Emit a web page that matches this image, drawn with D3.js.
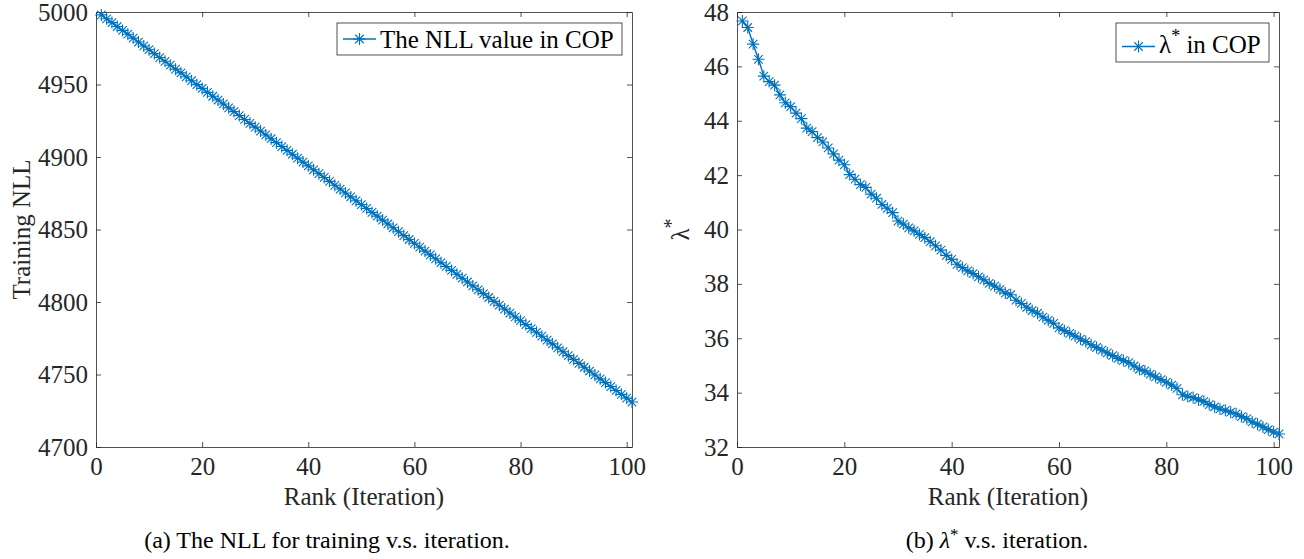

_ _ _ _ _ _ _

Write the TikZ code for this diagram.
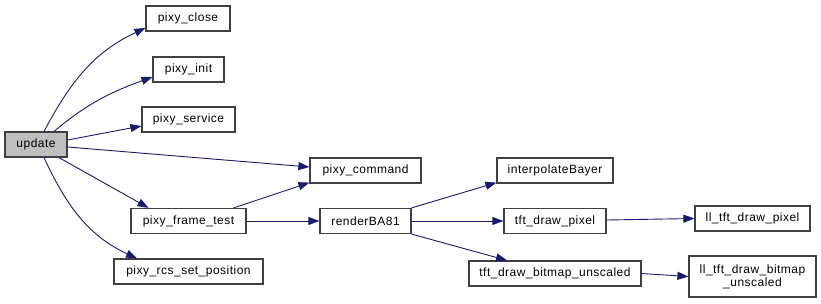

_ _ _ _ _ _ _

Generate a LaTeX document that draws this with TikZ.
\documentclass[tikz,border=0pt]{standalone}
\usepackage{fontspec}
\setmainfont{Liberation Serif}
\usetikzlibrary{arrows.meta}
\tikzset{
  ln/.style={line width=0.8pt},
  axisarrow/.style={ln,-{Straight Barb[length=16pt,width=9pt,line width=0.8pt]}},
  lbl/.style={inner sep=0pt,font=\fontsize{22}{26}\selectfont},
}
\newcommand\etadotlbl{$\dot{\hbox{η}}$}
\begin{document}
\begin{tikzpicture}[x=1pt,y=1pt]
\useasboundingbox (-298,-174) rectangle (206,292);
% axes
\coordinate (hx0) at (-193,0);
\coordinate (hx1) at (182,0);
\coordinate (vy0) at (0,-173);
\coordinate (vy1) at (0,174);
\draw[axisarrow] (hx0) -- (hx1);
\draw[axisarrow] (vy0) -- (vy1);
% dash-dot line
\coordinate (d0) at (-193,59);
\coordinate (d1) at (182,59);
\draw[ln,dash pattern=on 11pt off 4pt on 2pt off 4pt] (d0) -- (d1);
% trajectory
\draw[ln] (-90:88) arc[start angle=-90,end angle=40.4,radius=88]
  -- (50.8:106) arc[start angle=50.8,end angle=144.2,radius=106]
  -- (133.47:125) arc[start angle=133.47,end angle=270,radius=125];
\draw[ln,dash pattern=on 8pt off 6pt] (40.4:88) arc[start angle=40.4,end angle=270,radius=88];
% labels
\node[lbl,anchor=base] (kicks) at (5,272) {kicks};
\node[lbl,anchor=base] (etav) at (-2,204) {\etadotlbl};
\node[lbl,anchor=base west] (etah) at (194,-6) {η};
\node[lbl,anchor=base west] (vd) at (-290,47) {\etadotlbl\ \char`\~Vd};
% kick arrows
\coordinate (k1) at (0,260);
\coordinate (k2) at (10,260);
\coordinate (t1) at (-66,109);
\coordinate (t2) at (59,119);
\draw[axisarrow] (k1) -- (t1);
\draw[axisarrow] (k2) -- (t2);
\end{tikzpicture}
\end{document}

_ _ _ _ _ _ _

Exercise objective: Find all lines where the word "that" appears. Copy them.

Task output:
Emit a web page that matches this image, drawn with D3.js.
Generate a LaTeX document that draws this with TikZ.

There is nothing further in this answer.